- **Given instruction**
Using the listing below, output only the lines from the one that contains "Give me the TikZ source for this diagram." through the one that contains "(0,0) rectangle (1388,780);", inclusive, exactly as given and without images.

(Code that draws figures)
···

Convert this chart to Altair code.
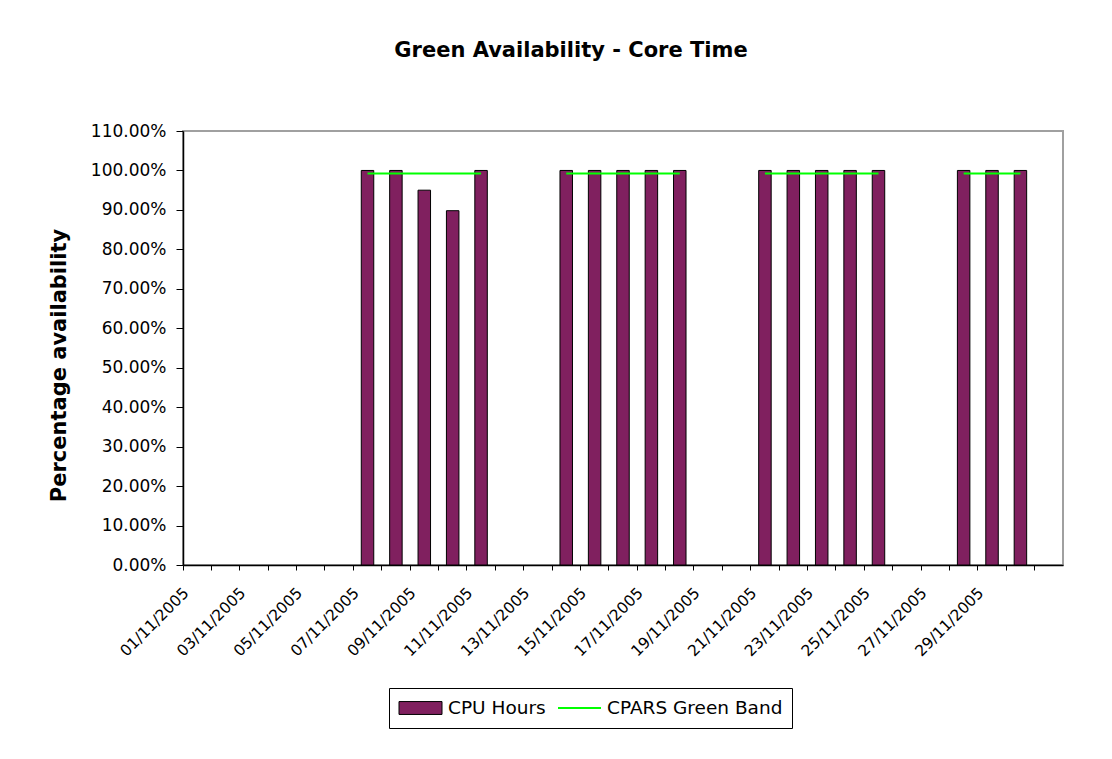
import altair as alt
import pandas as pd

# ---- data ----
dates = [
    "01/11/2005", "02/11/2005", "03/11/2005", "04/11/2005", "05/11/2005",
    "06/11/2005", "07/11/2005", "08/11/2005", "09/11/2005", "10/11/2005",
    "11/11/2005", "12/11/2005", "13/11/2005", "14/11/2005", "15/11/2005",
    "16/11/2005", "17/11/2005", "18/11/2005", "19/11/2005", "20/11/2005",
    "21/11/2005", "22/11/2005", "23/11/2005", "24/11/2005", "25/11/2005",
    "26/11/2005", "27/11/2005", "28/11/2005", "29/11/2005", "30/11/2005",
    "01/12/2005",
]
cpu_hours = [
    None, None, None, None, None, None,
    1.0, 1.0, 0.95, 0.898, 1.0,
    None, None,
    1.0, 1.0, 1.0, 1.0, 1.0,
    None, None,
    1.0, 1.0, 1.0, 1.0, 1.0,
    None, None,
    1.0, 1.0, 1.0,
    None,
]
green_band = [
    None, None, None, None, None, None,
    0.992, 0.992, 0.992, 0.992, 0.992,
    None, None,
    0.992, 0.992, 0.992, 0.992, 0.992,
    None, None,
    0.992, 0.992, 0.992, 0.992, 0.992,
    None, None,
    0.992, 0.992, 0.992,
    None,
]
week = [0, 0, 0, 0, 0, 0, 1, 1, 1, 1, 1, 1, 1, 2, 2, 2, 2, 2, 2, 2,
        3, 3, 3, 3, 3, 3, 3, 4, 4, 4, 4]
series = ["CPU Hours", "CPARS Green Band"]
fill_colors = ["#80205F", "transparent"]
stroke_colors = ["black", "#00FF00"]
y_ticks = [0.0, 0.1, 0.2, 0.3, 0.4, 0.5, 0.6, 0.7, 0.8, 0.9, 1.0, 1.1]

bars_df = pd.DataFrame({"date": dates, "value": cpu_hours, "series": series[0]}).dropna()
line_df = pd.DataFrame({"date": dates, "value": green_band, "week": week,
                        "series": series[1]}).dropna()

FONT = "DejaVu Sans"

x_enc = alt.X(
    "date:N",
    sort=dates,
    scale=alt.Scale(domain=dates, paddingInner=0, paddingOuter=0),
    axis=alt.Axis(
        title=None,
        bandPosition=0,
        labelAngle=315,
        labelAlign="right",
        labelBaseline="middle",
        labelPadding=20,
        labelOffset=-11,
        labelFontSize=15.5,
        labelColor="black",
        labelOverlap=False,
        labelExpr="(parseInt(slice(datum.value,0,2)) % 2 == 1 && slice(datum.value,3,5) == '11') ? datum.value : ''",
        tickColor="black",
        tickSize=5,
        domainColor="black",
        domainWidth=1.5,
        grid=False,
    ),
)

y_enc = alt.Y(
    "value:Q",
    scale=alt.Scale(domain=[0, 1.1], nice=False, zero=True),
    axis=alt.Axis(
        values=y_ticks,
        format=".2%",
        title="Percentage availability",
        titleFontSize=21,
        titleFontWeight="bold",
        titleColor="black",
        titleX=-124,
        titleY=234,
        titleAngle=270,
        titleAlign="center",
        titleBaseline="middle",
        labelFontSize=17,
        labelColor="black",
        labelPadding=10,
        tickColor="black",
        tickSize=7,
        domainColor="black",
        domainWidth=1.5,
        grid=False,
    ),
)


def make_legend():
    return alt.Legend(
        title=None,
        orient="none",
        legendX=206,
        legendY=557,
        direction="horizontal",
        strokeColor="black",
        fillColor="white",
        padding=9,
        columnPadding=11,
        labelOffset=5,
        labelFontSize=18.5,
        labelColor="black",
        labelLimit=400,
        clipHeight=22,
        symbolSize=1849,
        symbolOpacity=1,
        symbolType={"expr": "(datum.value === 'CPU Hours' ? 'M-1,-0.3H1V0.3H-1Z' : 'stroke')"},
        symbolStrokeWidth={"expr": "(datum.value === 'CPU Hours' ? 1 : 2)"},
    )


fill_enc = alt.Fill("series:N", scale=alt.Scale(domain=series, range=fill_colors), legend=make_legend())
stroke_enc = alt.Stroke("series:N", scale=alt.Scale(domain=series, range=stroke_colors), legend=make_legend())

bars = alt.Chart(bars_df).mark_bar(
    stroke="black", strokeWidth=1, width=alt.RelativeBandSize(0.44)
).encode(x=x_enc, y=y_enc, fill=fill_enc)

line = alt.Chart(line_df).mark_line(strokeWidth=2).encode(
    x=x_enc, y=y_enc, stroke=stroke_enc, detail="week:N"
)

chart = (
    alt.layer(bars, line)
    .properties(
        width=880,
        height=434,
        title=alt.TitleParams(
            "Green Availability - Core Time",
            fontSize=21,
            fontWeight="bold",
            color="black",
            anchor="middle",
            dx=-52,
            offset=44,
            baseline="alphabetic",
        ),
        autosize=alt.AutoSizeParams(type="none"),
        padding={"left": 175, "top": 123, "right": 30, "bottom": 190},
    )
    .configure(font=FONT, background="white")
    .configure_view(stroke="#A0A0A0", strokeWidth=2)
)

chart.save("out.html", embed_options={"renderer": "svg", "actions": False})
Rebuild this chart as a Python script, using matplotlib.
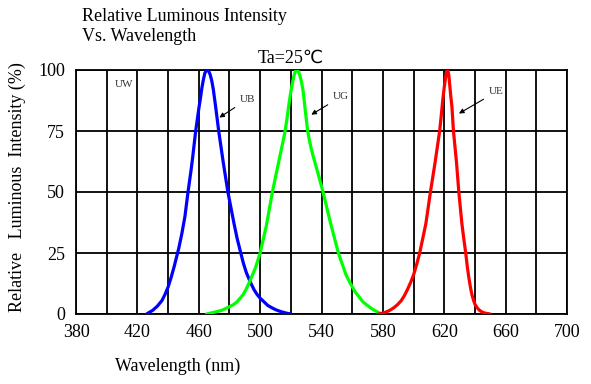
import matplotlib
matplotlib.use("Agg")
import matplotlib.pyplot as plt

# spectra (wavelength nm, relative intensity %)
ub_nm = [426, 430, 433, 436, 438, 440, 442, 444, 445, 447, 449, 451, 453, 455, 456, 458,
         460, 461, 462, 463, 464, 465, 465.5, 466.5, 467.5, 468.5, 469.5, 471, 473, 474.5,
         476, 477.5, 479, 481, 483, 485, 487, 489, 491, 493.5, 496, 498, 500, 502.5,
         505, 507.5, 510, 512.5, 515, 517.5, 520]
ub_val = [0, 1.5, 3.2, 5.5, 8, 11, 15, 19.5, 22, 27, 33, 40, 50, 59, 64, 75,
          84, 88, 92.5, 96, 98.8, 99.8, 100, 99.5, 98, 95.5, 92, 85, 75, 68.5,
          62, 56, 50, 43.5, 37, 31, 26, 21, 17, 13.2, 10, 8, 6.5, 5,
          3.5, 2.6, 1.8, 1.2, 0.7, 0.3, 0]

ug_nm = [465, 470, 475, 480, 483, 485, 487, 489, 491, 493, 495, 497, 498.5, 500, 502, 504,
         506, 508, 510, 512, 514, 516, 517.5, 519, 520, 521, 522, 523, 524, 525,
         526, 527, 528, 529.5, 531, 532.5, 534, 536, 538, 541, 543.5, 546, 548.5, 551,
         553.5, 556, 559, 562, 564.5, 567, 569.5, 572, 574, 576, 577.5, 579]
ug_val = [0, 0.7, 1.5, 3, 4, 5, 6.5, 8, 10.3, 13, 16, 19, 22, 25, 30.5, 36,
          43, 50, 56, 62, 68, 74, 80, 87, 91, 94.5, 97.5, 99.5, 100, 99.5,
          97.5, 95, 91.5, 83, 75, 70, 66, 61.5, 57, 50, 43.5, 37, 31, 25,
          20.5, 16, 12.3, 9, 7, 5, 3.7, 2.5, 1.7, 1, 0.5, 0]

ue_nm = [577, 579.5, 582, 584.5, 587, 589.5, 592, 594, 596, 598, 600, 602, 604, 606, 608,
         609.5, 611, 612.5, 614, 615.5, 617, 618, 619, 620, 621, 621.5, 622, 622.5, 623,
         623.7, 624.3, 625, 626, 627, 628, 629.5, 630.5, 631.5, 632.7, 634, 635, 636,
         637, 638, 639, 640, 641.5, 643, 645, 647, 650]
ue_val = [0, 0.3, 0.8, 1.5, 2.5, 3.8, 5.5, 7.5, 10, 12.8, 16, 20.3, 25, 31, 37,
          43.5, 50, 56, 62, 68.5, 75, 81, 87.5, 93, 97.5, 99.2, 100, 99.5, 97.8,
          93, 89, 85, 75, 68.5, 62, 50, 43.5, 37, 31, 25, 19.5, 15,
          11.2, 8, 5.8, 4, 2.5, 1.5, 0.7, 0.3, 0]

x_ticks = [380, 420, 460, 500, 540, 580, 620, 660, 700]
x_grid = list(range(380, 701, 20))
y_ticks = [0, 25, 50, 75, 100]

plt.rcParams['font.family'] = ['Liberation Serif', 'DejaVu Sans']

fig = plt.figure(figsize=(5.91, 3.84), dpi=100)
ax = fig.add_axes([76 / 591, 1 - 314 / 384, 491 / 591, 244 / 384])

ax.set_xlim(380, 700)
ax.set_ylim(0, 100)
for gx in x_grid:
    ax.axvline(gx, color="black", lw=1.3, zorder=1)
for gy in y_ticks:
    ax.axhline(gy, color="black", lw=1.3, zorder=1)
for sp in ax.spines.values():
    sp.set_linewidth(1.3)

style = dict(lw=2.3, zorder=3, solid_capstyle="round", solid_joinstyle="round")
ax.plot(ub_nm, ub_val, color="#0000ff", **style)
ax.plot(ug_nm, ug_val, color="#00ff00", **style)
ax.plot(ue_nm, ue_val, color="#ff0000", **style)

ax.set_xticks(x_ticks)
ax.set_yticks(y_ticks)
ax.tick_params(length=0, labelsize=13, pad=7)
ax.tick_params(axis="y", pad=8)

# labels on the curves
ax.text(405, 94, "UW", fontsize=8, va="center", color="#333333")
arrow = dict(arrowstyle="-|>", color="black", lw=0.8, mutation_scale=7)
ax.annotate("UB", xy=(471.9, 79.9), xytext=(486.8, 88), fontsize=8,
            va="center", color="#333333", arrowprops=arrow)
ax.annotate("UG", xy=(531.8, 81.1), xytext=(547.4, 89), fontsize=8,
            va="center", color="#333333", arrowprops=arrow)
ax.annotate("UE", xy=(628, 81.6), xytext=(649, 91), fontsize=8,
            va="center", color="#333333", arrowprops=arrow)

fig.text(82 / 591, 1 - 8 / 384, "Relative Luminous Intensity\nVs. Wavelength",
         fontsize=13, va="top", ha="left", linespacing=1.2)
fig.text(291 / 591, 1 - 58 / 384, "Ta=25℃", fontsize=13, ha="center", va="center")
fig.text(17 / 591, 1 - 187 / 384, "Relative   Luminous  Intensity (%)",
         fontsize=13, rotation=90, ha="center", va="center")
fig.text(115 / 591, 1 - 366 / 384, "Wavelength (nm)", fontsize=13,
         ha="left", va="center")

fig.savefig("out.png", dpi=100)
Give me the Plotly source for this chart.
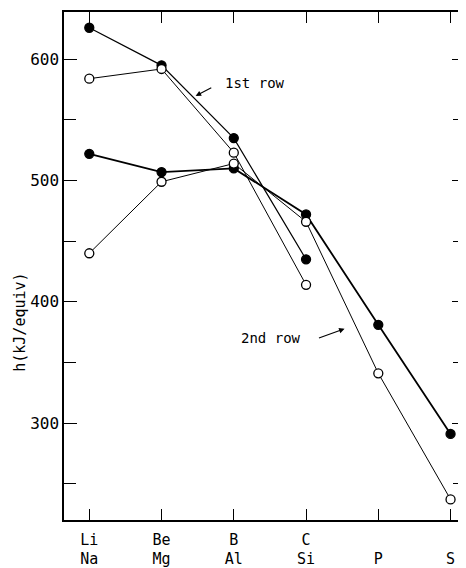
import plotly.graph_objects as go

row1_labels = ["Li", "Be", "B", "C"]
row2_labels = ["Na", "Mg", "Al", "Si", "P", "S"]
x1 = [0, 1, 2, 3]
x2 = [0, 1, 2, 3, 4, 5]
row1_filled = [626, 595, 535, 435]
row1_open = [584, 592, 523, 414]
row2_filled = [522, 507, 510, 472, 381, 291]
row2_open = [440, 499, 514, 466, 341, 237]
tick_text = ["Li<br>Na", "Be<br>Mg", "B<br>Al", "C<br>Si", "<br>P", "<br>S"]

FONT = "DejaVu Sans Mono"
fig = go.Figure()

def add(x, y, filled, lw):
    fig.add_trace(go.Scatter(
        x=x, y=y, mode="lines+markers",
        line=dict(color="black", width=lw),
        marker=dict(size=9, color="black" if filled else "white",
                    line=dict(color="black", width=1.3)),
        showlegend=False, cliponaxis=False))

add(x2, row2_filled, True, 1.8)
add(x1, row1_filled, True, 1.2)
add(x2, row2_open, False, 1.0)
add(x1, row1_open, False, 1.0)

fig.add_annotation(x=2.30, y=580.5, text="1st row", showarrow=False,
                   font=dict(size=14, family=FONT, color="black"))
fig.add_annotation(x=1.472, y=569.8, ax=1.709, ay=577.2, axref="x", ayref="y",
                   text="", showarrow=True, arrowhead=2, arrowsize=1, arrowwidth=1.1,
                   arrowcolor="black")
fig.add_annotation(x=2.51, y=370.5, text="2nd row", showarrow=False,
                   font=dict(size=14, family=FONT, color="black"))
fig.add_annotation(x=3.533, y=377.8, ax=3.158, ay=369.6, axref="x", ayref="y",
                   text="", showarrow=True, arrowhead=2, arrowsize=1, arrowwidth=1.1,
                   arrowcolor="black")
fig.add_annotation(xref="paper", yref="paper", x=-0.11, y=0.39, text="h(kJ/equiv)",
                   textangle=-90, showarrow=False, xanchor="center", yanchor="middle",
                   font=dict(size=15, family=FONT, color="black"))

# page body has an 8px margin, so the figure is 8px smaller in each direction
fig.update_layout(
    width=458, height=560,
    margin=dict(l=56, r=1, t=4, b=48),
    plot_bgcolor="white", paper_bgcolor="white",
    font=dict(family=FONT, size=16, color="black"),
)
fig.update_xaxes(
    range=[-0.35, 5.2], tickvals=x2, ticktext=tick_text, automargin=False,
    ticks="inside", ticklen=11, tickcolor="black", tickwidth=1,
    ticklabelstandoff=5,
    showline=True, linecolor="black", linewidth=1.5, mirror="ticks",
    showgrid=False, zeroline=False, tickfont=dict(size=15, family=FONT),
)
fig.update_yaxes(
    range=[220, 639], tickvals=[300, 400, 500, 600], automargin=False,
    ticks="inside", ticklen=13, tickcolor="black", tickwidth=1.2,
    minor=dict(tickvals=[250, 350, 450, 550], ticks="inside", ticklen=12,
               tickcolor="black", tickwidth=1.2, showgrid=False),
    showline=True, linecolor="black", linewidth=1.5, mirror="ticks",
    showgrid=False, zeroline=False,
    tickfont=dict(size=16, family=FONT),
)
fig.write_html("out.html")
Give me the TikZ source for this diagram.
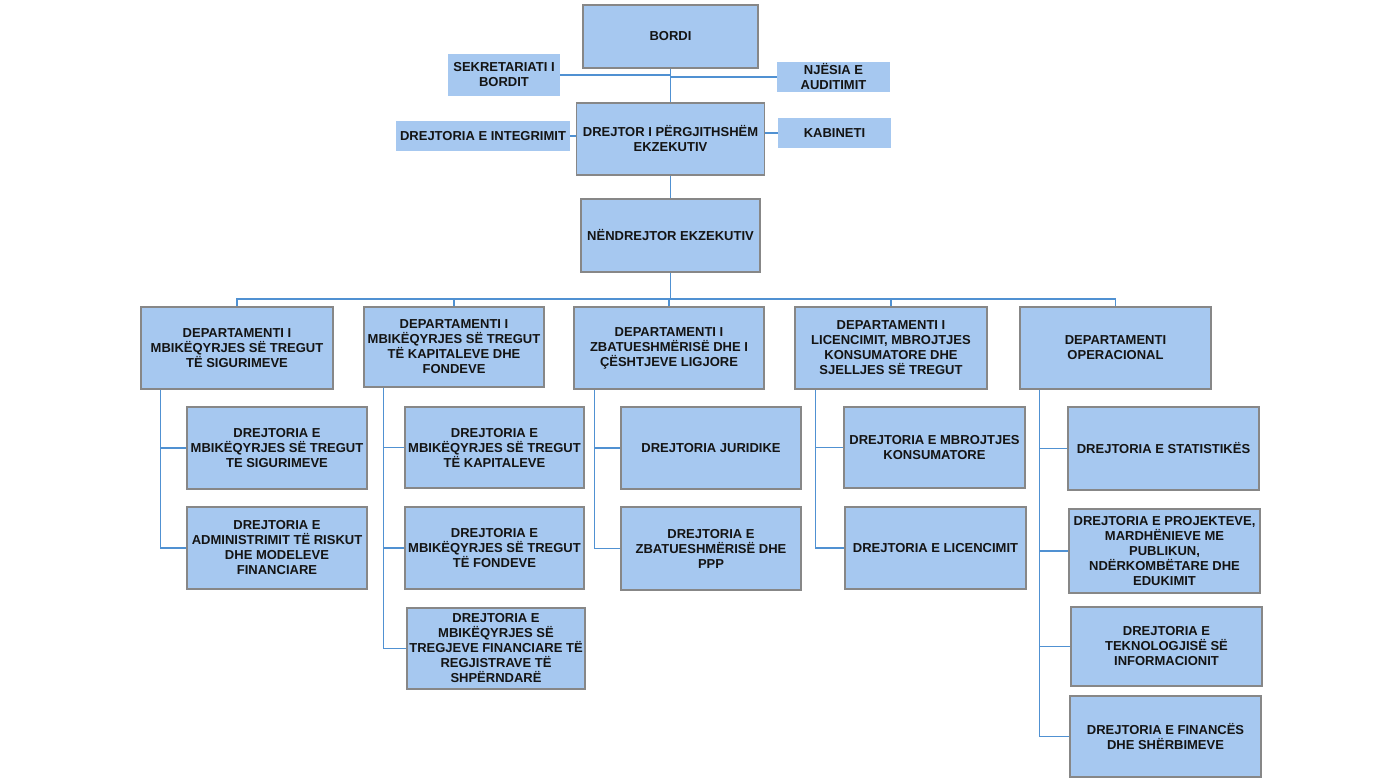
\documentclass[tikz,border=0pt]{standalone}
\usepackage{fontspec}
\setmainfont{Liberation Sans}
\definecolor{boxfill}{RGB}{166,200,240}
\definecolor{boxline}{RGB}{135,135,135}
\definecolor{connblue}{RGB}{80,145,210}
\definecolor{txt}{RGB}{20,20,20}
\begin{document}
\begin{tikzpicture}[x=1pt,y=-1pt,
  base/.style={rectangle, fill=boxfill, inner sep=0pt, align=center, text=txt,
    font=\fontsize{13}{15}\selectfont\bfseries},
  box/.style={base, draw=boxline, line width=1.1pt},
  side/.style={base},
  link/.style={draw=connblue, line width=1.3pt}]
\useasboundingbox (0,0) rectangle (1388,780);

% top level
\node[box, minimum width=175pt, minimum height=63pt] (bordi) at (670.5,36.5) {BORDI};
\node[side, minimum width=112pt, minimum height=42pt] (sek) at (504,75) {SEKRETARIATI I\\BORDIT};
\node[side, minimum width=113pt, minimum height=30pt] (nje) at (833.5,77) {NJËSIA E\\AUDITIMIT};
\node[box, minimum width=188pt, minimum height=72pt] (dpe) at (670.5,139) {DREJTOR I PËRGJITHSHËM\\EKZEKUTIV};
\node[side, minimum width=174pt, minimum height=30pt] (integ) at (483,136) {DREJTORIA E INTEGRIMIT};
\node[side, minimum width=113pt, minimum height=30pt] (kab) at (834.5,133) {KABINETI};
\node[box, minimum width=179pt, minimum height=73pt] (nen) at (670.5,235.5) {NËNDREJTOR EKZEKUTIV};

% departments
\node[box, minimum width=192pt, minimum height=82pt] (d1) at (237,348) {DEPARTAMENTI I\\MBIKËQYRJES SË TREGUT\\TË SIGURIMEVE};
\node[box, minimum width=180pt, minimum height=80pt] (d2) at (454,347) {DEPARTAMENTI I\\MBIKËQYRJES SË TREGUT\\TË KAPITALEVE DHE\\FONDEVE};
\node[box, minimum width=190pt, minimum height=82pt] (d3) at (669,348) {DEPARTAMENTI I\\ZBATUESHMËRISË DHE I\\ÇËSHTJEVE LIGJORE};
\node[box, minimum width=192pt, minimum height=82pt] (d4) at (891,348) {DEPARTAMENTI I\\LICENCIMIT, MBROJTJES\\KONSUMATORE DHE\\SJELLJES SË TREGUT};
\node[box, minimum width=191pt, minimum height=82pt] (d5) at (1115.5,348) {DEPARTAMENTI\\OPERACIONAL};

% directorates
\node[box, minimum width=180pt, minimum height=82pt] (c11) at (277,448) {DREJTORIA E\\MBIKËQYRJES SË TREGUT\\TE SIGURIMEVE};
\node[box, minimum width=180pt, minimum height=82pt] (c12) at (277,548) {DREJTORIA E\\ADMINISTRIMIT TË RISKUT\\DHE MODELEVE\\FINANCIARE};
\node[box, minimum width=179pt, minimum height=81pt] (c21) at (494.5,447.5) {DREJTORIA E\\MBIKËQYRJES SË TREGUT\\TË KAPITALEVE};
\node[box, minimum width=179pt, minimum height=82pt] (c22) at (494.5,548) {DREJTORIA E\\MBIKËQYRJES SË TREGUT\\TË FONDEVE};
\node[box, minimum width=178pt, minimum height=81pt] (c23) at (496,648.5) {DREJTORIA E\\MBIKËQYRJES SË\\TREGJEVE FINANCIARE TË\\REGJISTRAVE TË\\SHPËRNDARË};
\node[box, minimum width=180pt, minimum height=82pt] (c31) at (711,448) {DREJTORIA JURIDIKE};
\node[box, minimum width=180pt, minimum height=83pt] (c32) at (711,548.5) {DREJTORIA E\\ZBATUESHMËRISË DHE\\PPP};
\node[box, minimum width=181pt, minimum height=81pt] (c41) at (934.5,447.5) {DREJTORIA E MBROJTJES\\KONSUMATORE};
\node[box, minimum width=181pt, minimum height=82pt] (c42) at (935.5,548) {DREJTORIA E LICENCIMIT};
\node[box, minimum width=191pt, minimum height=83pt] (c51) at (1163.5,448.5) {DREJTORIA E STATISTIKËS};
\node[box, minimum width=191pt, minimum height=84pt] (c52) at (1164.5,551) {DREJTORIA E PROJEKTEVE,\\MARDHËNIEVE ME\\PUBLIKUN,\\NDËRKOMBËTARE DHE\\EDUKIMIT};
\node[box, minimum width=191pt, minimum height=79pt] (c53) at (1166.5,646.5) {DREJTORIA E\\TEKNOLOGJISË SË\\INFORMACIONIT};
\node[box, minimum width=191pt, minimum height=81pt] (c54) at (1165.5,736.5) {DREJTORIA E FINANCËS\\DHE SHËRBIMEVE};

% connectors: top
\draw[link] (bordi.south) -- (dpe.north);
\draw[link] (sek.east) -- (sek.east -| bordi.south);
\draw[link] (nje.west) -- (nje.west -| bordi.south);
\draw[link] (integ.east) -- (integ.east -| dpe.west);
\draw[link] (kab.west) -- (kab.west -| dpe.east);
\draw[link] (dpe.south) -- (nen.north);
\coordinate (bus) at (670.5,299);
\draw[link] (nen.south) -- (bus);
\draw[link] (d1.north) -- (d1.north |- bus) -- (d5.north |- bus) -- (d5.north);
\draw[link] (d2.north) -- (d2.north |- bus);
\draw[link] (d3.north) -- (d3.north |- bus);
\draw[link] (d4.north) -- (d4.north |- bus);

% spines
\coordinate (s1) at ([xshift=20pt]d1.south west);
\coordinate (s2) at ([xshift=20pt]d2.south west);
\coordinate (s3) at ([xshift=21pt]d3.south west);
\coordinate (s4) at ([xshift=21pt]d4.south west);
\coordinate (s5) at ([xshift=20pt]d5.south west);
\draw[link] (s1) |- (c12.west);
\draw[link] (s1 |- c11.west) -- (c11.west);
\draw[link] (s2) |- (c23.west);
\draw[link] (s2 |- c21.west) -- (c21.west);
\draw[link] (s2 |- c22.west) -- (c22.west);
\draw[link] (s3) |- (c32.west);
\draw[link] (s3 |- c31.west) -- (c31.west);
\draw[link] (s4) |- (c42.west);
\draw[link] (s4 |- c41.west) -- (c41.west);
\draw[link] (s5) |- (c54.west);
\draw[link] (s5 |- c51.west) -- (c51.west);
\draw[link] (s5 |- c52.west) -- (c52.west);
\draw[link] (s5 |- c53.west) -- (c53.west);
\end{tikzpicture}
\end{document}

···

- **Result**
Give me the TikZ source for this diagram.
\documentclass[tikz,border=0pt]{standalone}
\usepackage{fontspec}
\setmainfont{Liberation Sans}
\definecolor{boxfill}{RGB}{166,200,240}
\definecolor{boxline}{RGB}{135,135,135}
\definecolor{connblue}{RGB}{80,145,210}
\definecolor{txt}{RGB}{20,20,20}
\begin{document}
\begin{tikzpicture}[x=1pt,y=-1pt,
  base/.style={rectangle, fill=boxfill, inner sep=0pt, align=center, text=txt,
    font=\fontsize{13}{15}\selectfont\bfseries},
  box/.style={base, draw=boxline, line width=1.1pt},
  side/.style={base},
  link/.style={draw=connblue, line width=1.3pt}]
\useasboundingbox (0,0) rectangle (1388,780);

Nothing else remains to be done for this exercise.